Favorable truckload trends to hold through first half of year

Landstar's Q1 guidance ahead of forecasts (Photo: Jim Allen/FreightWaves)

Strength in truckload demand has held up through the first few weeks of 2021, according to management at freight broker Landstar System Inc. (NASDAQ: LSTR).

The Jacksonville, Florida-based company held a call with analysts Thursday to recap its fourth-quarter performance and outline its outlook for the new year. After the market closed Wednesday, Landstar reported record earnings per share of $1.70 for the fourth quarter. Excluding 31 cents per share in buyout expenses related to legacy compensation plans with independent sales agents, the company cruised past consensus of $1.73.

Landstar President and CEO Jim Gattoni said the positive trends in the TL market appear likely to continue through the first half of the year.

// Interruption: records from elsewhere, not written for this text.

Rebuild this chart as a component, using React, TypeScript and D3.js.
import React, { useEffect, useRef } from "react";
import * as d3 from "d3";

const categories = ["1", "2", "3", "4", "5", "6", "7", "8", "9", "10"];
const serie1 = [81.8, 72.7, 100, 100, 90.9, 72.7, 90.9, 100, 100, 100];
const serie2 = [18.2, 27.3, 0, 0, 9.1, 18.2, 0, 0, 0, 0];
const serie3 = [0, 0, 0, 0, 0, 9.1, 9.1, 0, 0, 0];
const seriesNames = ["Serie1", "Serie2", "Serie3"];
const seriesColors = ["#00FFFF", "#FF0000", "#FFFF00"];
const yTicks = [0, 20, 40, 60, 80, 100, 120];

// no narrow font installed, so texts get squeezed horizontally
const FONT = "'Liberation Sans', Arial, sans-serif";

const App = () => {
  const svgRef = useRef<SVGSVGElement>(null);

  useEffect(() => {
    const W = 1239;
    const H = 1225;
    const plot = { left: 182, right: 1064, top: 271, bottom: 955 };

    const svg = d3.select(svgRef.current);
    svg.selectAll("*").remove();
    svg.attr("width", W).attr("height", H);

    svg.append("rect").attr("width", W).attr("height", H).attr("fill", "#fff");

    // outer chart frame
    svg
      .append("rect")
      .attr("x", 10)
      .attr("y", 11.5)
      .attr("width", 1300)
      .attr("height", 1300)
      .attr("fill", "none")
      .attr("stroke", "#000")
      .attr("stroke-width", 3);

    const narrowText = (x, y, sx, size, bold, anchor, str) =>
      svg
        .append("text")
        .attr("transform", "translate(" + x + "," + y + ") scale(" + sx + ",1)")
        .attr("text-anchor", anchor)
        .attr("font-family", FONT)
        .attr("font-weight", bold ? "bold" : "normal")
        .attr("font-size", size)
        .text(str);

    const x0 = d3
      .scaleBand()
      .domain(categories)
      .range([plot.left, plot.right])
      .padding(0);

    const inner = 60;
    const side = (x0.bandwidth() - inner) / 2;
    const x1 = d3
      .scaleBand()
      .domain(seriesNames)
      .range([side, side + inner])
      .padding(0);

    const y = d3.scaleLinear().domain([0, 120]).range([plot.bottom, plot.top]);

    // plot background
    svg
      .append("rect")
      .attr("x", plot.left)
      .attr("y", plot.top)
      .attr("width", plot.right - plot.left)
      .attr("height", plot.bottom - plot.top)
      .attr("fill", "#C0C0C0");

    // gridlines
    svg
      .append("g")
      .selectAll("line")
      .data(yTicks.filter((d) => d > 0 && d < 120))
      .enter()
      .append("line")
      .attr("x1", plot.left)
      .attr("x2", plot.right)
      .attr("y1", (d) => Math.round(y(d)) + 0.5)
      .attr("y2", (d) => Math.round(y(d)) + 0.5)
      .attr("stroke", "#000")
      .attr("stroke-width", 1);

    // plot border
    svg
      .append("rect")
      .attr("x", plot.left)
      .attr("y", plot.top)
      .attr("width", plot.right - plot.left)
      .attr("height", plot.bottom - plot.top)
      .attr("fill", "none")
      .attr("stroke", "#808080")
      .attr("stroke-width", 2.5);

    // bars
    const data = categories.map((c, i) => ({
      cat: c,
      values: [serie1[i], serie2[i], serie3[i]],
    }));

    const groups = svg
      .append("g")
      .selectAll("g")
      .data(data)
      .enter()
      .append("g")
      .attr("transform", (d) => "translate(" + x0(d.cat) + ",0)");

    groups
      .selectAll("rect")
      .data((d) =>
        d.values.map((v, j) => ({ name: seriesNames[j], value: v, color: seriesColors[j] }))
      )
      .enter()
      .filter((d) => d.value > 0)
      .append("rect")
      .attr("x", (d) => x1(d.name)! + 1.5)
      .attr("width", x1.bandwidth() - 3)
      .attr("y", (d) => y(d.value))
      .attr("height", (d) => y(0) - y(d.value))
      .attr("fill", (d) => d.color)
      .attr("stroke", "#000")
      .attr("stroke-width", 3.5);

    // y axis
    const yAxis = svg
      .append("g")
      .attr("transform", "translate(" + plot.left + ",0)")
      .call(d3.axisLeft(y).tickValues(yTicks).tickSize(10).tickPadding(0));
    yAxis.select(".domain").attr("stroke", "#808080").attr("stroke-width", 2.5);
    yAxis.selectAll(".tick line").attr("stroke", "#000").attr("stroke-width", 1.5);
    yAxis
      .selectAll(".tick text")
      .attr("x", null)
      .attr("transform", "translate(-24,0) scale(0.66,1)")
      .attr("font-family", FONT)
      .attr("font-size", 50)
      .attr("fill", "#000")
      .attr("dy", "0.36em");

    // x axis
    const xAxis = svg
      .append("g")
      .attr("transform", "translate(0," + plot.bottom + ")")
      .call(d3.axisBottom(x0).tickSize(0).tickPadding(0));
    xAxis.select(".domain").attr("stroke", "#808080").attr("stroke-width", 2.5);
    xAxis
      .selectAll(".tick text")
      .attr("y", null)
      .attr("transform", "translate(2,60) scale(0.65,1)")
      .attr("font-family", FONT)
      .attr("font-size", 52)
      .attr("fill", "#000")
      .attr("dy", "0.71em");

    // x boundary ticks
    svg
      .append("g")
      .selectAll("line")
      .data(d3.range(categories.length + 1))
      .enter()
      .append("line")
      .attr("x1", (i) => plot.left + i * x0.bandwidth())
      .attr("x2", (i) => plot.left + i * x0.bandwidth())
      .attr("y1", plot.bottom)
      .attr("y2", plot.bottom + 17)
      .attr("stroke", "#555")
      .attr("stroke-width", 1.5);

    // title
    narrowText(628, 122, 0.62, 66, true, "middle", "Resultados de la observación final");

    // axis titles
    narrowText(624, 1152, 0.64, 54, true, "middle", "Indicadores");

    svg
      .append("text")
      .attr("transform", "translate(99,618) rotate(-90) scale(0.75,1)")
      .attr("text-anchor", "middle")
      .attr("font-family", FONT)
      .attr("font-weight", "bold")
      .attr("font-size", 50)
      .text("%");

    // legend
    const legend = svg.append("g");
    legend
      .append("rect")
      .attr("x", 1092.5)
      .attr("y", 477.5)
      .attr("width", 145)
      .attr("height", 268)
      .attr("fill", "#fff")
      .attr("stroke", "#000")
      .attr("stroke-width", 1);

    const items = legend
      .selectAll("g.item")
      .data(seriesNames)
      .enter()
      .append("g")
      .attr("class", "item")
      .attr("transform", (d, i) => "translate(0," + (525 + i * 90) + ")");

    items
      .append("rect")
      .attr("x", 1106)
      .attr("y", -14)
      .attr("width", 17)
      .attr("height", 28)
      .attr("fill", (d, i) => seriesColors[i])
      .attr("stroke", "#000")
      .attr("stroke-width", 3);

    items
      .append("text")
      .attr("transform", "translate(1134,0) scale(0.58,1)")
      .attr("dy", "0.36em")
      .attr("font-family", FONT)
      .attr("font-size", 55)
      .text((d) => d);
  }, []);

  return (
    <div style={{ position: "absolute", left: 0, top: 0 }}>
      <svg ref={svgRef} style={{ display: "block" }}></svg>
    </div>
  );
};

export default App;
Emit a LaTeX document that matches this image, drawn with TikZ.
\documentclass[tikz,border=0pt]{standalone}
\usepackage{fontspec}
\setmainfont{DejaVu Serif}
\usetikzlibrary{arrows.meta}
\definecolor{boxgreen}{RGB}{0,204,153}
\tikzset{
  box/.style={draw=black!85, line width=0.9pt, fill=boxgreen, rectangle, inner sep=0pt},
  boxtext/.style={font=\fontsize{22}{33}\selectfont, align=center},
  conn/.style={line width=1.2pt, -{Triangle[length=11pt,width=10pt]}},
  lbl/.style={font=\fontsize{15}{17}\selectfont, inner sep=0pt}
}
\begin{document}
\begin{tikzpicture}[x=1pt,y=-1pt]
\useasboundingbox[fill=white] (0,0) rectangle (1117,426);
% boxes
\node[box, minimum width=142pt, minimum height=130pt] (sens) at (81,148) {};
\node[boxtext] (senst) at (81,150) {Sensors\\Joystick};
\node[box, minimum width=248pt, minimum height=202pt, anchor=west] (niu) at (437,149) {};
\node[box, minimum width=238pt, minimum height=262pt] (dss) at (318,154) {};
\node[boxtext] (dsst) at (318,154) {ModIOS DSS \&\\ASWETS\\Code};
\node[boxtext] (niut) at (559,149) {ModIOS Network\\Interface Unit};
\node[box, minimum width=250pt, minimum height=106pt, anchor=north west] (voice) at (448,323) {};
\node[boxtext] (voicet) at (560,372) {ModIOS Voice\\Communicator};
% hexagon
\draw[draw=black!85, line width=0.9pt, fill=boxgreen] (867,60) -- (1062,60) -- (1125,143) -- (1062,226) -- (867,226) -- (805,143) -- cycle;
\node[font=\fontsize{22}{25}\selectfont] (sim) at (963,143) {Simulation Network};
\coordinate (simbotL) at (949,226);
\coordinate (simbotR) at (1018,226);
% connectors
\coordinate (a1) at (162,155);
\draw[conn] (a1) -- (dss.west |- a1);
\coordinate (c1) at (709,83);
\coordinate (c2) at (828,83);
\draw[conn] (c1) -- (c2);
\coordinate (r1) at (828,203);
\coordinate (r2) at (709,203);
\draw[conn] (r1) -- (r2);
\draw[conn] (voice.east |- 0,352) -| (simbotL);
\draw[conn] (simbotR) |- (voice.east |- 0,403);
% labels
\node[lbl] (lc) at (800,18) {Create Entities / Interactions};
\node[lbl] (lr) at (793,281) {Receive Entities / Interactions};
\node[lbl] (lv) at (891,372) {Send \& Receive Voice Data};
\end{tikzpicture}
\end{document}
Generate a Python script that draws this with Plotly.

However, Gattoni admittedly has a more pessimistic view for the back half of 2021. Unlike some analysts that are calling for a prolonged period of high demand and elevated spot rates, Gattoni thinks the current spot market cycle will taper by summer.

He pointed to the spike in truck orders, driver wage increases and double-digit contractual rate hikes as well as history as reasons why freight will begin to shift from spot to contractual agreements.


While the market could turn later this year, that’s not the case currently. Many of the sectors Landstar’s capacity providers serve surged in the quarter. Consumer durables (+48%), automotive (+36%), building products (+29%) and substitute linehaul service (+120%) were the leaders. Even revenue from heavy industrial shipments like metals (+3%) and machinery (flat) have turned the corner on a year-over-year comparison.

The year-over-year increase in loads hauled by truck accelerated throughout the quarter: October (+10%), November (+13%) and December (+15%). Revenue per load followed the trend: October (+15%), November (+17%) and December (+18%).

Landstar’s substitute linehaul service – TL service for large parcel and small package transportation providers – started picking up in August, compared to the typical November ramp. Dispatched volumes rose 20% year-over-year in November and December to support a surge in e-commerce demand during the holiday season. “Very strong levels,” similar to those seen in September and October, are expected to remain in place throughout the first quarter.

Flatbed revenue turned positive for the first time in 2020 during the fourth quarter, up 12% year-over-year. The increase was led by a rise in automotive production, construction and consumer durables demand. Management believes another step up in manufacturing or some sort of infrastructure plan could drive flatbed demand higher, offsetting the tough dry van comps later this year. Landstar sees about a third of its revenue from unsided equipment.


Total truck loads were up 13% year-over-year in the quarter with truck revenue per load up 17%.

Capacity continued to flow back into the Landstar network. The number of business capacity owners increased 7% year-over-year and 4% sequentially. Total truck capacity providers increased 20% year-over-year and 8% from the third quarter.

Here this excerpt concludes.